Installation view (front),
rice, chalk, acrylic, glitter, gold thread, dead stock military fabric, 9' x 16'
Installation view (back),
single-channel video: 60:00 minutes, sound
La’s latest work developed during her residency at A.Farm addresses themes of identity, language, inter-generational silence and labour. Often called Việt Kiều (Overseas Vietnamese), she finds herself in the pluralistic intersection of two cultures.
In Draw the Curtain (Kéo cái Màn), she plays with the lack of directional clarity and the tension between the visible / invisible. Squares are hand sewn together, resembling a quilt whose final form gives title to this installation; she leaves traces of chalk markings on one side and tangled gold thread on the other, allowing viewers to see both the façade and intimate workings.
Her material selections are extracted from fragmented ancestral anecdotes regarding her parents plight from Vietnam to Canada, [newly] acquired on her journey throughout Vietnam’s southern region. The foundation for the central work: dead stock military fabric, an allegorical representation of the mass displacement of Vietnamese civilians from their homeland post ‘75, speaks to the divisiveness and legacy of war beyond its territory.

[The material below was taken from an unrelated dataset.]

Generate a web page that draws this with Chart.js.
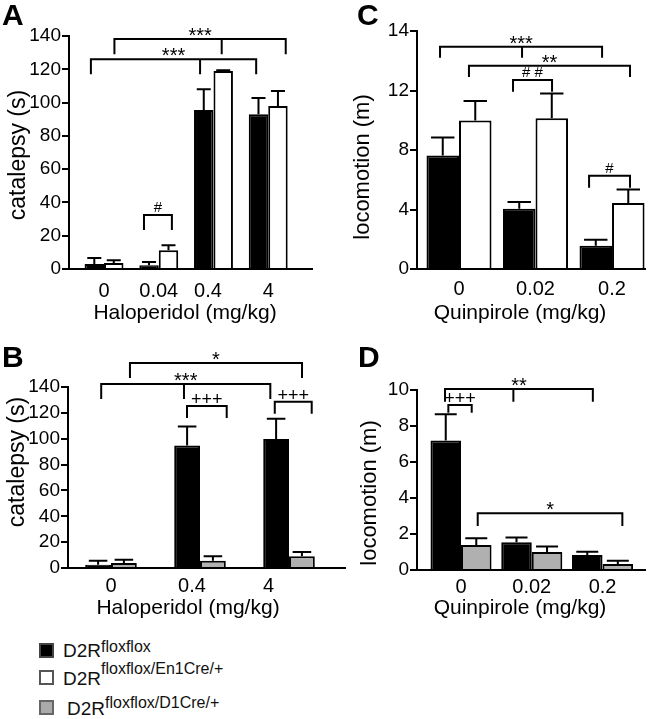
<!DOCTYPE html>
<html>
<head>
<meta charset="utf-8">
<script src="https://cdn.jsdelivr.net/npm/chart.js@4.4.1/dist/chart.umd.min.js"></script>
<style>
  body { margin: 0; background: #fff; font-family: "Liberation Sans", Arial, Helvetica, sans-serif; }
  #wrap { position: relative; width: 653px; height: 719px; overflow: hidden; }
  canvas { position: absolute; }
  .sw { position: absolute; left: 39px; width: 11px; height: 11px; border: 2px solid #444; }
  .lab { position: absolute; font-size: 19px; line-height: 19px; color: #111; white-space: nowrap; }
  .lab span { font-size: 16px; position: relative; }
</style>
</head>
<body>
<div id="wrap">
  <canvas id="panelA" width="340" height="330" style="left:0;top:0"></canvas>
  <canvas id="panelC" width="323" height="330" style="left:330px;top:0"></canvas>
  <canvas id="panelB" width="350" height="290" style="left:0;top:330px"></canvas>
  <canvas id="panelD" width="323" height="290" style="left:330px;top:330px"></canvas>

  <div class="sw" style="top:643px;background:#000"></div>
  <div class="lab" style="left:63px;top:641px">D2R<span style="top:-5px">floxflox</span></div>
  <div class="sw" style="top:670px;background:#fff;border-color:#555"></div>
  <div class="lab" style="left:63px;top:669px">D2R<span style="top:-11px">floxflox/En1Cre/+</span></div>
  <div class="sw" style="top:700px;background:#aaa;border-color:#666"></div>
  <div class="lab" style="left:67px;top:699px">D2R<span style="top:-7px">floxflox/D1Cre/+</span></div>
</div>
<script>
// categories (doses)
const haloDosesA = ['0', '0.04', '0.4', '4'];
const haloDosesB = ['0', '0.4', '4'];
const quinDoses = ['0', '0.02', '0.2'];
// where the dose labels sit along the x axis (group index units)
const haloTickPosA = [0, 1, 1.9, 3];
const haloTickPosB = [0, 0.91, 1.77];
const quinTickPos = [0, 1, 2];

// y ticks
const catTicks = [0, 20, 40, 60, 80, 100, 120, 140];
const catTickLabels = ['0', '20', '40', '60', '80', '100', '120', '140'];
const locTicksC = [0, 4, 8, 12, 16];
const locTickLabelsC = ['0', '4', '8', '12', '14'];
const locTicksD = [0, 2, 4, 6, 8, 10];
const locTickLabelsD = ['0', '2', '4', '6', '8', '10'];

// A: catalepsy (s), haloperidol
const catFloxA = [3, 2.2, 95.5, 93];
const catFloxSemA = [3.6, 2.0, 12.5, 9.7];
const catEn1A = [3.6, 11.2, 119, 98];
const catEn1SemA = [1.6, 3.0, 0.4, 9];

// B: catalepsy (s), haloperidol
const catFloxB = [2.6, 94.8, 99.7];
const catFloxSemB = [3.1, 14.7, 15.8];
const catD1B = [3.9, 5.7, 9];
const catD1SemB = [2.5, 3.3, 3.4];

// C: locomotion (m), quinpirole
const locFloxC = [7.63, 4.05, 1.57];
const locFloxSemC = [1.21, 0.45, 0.4];
const locEn1C = [9.98, 10.13, 4.43];
const locEn1SemC = [1.32, 1.67, 0.92];

// D: locomotion (m), quinpirole
const locFloxD = [7.19, 1.54, 0.83];
const locFloxSemD = [1.46, 0.27, 0.19];
const locD1D = [1.39, 1.0, 0.33];
const locD1SemD = [0.37, 0.3, 0.18];

// significance brackets (x in group units, y in axis units)
const sigA = [
  { x: [0.19, 2.15, 3.32], y: 138.2, drop: 129.6, text: '***' },
  { x: [-0.24, 1.755, 2.78], y: 126, drop: 117.6, text: '***' },
  { x: [0.73, 1.24], y: 32.5, drop: 24, text: '#' }
];
const sigB = [
  { x: [0.213, 2.146], y: 158.5, drop: 147.7, text: '*' },
  { x: [-0.11, 0.82, 1.79], y: 142.3, drop: 131.5, text: '***' },
  { x: [0.854, 1.30], y: 125.3, drop: 116.8, text: '+++' },
  { x: [1.84, 2.255], y: 128.6, drop: 120.1, text: '+++' }
];
const sigC = [
  { x: [-0.248, 0.824, 1.87], y: 14.94, drop: 14.27, text: '***' },
  { x: [0.13, 2.235], y: 13.67, drop: 12.97, text: '**' },
  { x: [0.706, 1.216], y: 12.7, drop: 11.99, text: '# #' },
  { x: [1.70, 2.235], y: 6.27, drop: 5.53, text: '#' }
];
const sigD = [
  { x: [-0.226, 0.74, 1.863], y: 10.06, drop: 9.4, text: '**' },
  { x: [-0.179, 0.151], y: 9.17, drop: 8.79, text: '+++' },
  { x: [0.236, 2.28], y: 3.15, drop: 2.5, text: '*' }
];

const FONT = '"Liberation Sans", Arial, Helvetica, sans-serif';
Chart.defaults.font.family = FONT;
Chart.defaults.color = '#000';

// upward SEM whiskers on every bar
const errorBars = {
  id: 'errorBars',
  afterDatasetsDraw(chart) {
    const ctx = chart.ctx;
    const y = chart.scales.y;
    ctx.save();
    ctx.strokeStyle = '#000';
    ctx.lineWidth = 2;
    chart.data.datasets.forEach((ds, i) => {
      chart.getDatasetMeta(i).data.forEach((bar, j) => {
        const top = y.getPixelForValue(ds.data[j].y + ds.sem[j]);
        const half = bar.width * 0.36;
        ctx.beginPath();
        ctx.moveTo(bar.x, bar.y);
        ctx.lineTo(bar.x, top);
        ctx.moveTo(bar.x - half, top);
        ctx.lineTo(bar.x + half, top);
        ctx.stroke();
      });
    });
    ctx.restore();
  }
};

function sigFont(t) {
  if (t.includes('*')) return '20px ' + FONT;
  if (t.includes('+')) return '18px ' + FONT;
  return '15px ' + FONT;
}

function bracketPlugin(list) {
  return {
    id: 'brackets',
    afterDraw(chart) {
      const ctx = chart.ctx, xs = chart.scales.x, ys = chart.scales.y;
      ctx.save();
      ctx.strokeStyle = '#000';
      ctx.fillStyle = '#000';
      ctx.lineWidth = 2;
      ctx.lineCap = 'square';
      list.forEach(b => {
        const px = b.x.map(v => xs.getPixelForValue(v));
        const py = ys.getPixelForValue(b.y);
        const pd = ys.getPixelForValue(b.drop);
        const x0 = Math.min(...px), x1 = Math.max(...px);
        ctx.beginPath();
        ctx.moveTo(x0, py);
        ctx.lineTo(x1, py);
        px.forEach(p => { ctx.moveTo(p, py); ctx.lineTo(p, pd); });
        ctx.stroke();
        ctx.font = sigFont(b.text);
        ctx.textAlign = 'center';
        ctx.textBaseline = 'alphabetic';
        const m = ctx.measureText(b.text);
        ctx.fillText(b.text, (x0 + x1) / 2, py - 3 - m.actualBoundingBoxDescent);
      });
      ctx.restore();
    }
  };
}

// panel letter and axis titles
function textPlugin(t) {
  return {
    id: 'panelText',
    afterDraw(chart) {
      const ctx = chart.ctx;
      ctx.save();
      ctx.fillStyle = '#000';
      ctx.font = 'bold 30px ' + FONT;
      ctx.textAlign = 'left';
      ctx.textBaseline = 'alphabetic';
      ctx.fillText(t.letter, t.letterAt[0], t.letterAt[1]);
      ctx.font = '21px ' + FONT;
      ctx.textAlign = 'center';
      ctx.textBaseline = 'middle';
      ctx.fillText(t.xTitle, t.xTitleAt[0], t.xTitleAt[1]);
      ctx.translate(t.yTitleAt[0], t.yTitleAt[1]);
      ctx.rotate(-Math.PI / 2);
      ctx.font = t.ySize + 'px ' + FONT;
      ctx.fillText(t.yTitle, 0, 0);
      ctx.restore();
    }
  };
}

function makePanel(id, p) {
  new Chart(document.getElementById(id), {
    type: 'bar',
    data: {
      datasets: p.series.map(s => ({
        data: s.values.map((v, i) => ({ x: i, y: v })),
        sem: s.sem,
        backgroundColor: s.color,
        borderColor: '#000',
        borderWidth: 2,
        borderSkipped: 'start',
        categoryPercentage: p.catPct,
        barPercentage: 1
      }))
    },
    options: {
      responsive: false,
      animation: false,
      devicePixelRatio: 1,
      layout: { padding: p.pad },
      plugins: { legend: { display: false }, tooltip: { enabled: false } },
      scales: {
        x: {
          type: 'linear',
          min: p.xMin,
          max: p.xMax,
          offset: false,
          afterBuildTicks: s => { s.ticks = p.xTicks.map(v => ({ value: v })); },
          afterFit: s => { s.height = p.xHeight; },
          ticks: {
            callback: (v, i) => p.xLabels[i],
            autoSkip: false,
            maxRotation: 0,
            padding: p.xPad,
            font: { size: 20 },
            color: '#000'
          },
          grid: { drawOnChartArea: false, drawTicks: false, offset: false },
          border: { color: '#000', width: 2 }
        },
        y: {
          min: 0,
          max: p.yMax,
          afterBuildTicks: s => { s.ticks = p.yTicks.map(v => ({ value: v })); },
          afterFit: s => { s.width = p.yWidth; },
          ticks: {
            callback: (v, i) => p.yLabels[i],
            padding: 1,
            font: { size: 19 },
            color: '#000'
          },
          grid: { drawOnChartArea: false, drawTicks: true, tickLength: 7, color: '#000', lineWidth: 2 },
          border: { color: '#000', width: 2 }
        }
      }
    },
    plugins: [errorBars, bracketPlugin(p.sig), textPlugin(p.text)]
  });
}

makePanel('panelA', {
  series: [
    { values: catFloxA, sem: catFloxSemA, color: '#000' },
    { values: catEn1A, sem: catEn1SemA, color: '#fff' }
  ],
  xLabels: haloDosesA, xTicks: haloTickPosA, yTicks: catTicks, yLabels: catTickLabels,
  yMax: 140, xMin: -0.64, xMax: 3.80, catPct: 0.79,
  pad: { top: 36, left: 0, right: 28, bottom: 0 }, yWidth: 69, xHeight: 61, xPad: 10,
  sig: sigA,
  text: { letter: 'A', letterAt: [2, 25], xTitle: 'Haloperidol (mg/kg)', xTitleAt: [185, 313],
          yTitle: 'catalepsy (s)', yTitleAt: [19, 155], ySize: 23 }
});

makePanel('panelB', {
  series: [
    { values: catFloxB, sem: catFloxSemB, color: '#000' },
    { values: catD1B, sem: catD1SemB, color: '#b0b0b0' }
  ],
  xLabels: haloDosesB, xTicks: haloTickPosB, yTicks: catTicks, yLabels: catTickLabels,
  yMax: 140, xMin: -0.483, xMax: 2.629, catPct: 0.674,
  pad: { top: 57, left: 0, right: 5, bottom: 0 }, yWidth: 68, xHeight: 52, xPad: 6,
  sig: sigB,
  text: { letter: 'B', letterAt: [2, 37], xTitle: 'Haloperidol (mg/kg)', xTitleAt: [188, 278],
          yTitle: 'catalepsy (s)', yTitleAt: [18, 132], ySize: 23 }
});

makePanel('panelC', {
  series: [
    { values: locFloxC, sem: locFloxSemC, color: '#000' },
    { values: locEn1C, sem: locEn1SemC, color: '#fff' }
  ],
  xLabels: quinDoses, xTicks: quinTickPos, yTicks: locTicksC, yLabels: locTickLabelsC,
  yMax: 16, xMin: -0.549, xMax: 2.431, catPct: 0.85,
  pad: { top: 31, left: 0, right: 8, bottom: 0 }, yWidth: 87, xHeight: 61, xPad: 8,
  sig: sigC,
  text: { letter: 'C', letterAt: [27, 25], xTitle: 'Quinpirole (mg/kg)', xTitleAt: [190, 313],
          yTitle: 'locomotion (m)', yTitleAt: [33, 167], ySize: 22 }
});

makePanel('panelD', {
  series: [
    { values: locFloxD, sem: locFloxSemD, color: '#000' },
    { values: locD1D, sem: locD1SemD, color: '#b0b0b0' }
  ],
  xLabels: quinDoses, xTicks: quinTickPos, yTicks: locTicksD, yLabels: locTickLabelsD,
  yMax: 10, xMin: -0.622, xMax: 2.60, catPct: 0.863,
  pad: { top: 60, left: 0, right: 8, bottom: 0 }, yWidth: 87, xHeight: 50, xPad: 5,
  sig: sigD,
  text: { letter: 'D', letterAt: [28, 37], xTitle: 'Quinpirole (mg/kg)', xTitleAt: [190, 278],
          yTitle: 'locomotion (m)', yTitleAt: [40, 163], ySize: 22 }
});
</script>
</body>
</html>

The other central material: rice, a childhood meal requisite evoking nostalgia, and functioning both as physical sustenance and as a physical stand in for emotional discourse.

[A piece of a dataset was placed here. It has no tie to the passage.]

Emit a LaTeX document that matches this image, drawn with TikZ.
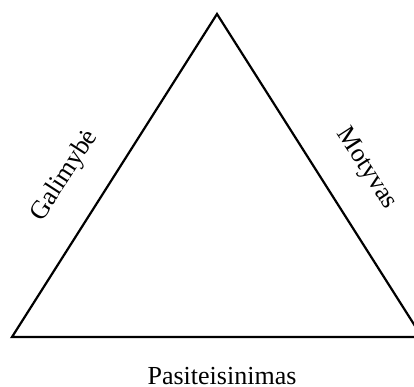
\documentclass[tikz,border=0pt]{standalone}
\usepackage{fontspec}
\setmainfont{Liberation Serif}
\begin{document}
\begin{tikzpicture}[x=1pt,y=-1pt,
  side/.style={line width=2.2pt,line join=miter},
  lbl/.style={inner sep=0pt,font=\fontsize{26}{30}\selectfont}]
\useasboundingbox (0,0) rectangle (414,387);
\clip (0,0) rectangle (414,387);
% corners of the triangle
\coordinate (top) at (217,14);
\coordinate (bl) at (12,337);
\coordinate (br) at (422,337);
\draw[side] (bl) -- (top) -- (br) -- cycle;
% side labels
\node[lbl,rotate=57] (gal) at (65,176) {Galimybė};
\node[lbl,rotate=-57] (mot) at (366,169) {Motyvas};
\node[lbl,anchor=base] (pas) at (222,384) {Pasiteisinimas};
\end{tikzpicture}
\end{document}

Individual grains of rice are transformed into gold-like beads. Through the labour-intensive act of hand-embroidering each grain using gold thread she works to process and reconcile the disparate lived experience between herself and her family, by spending time threading abstracted Vietnamese tonal marks of her making.
The resulting celebratory emblem, made from a privileged narratorial position of having time to meditate on these notions, is a simultaneous attempt to both pay homage and question the perception of capital value and socioeconomic positioning, in relation to language ability and geographic location.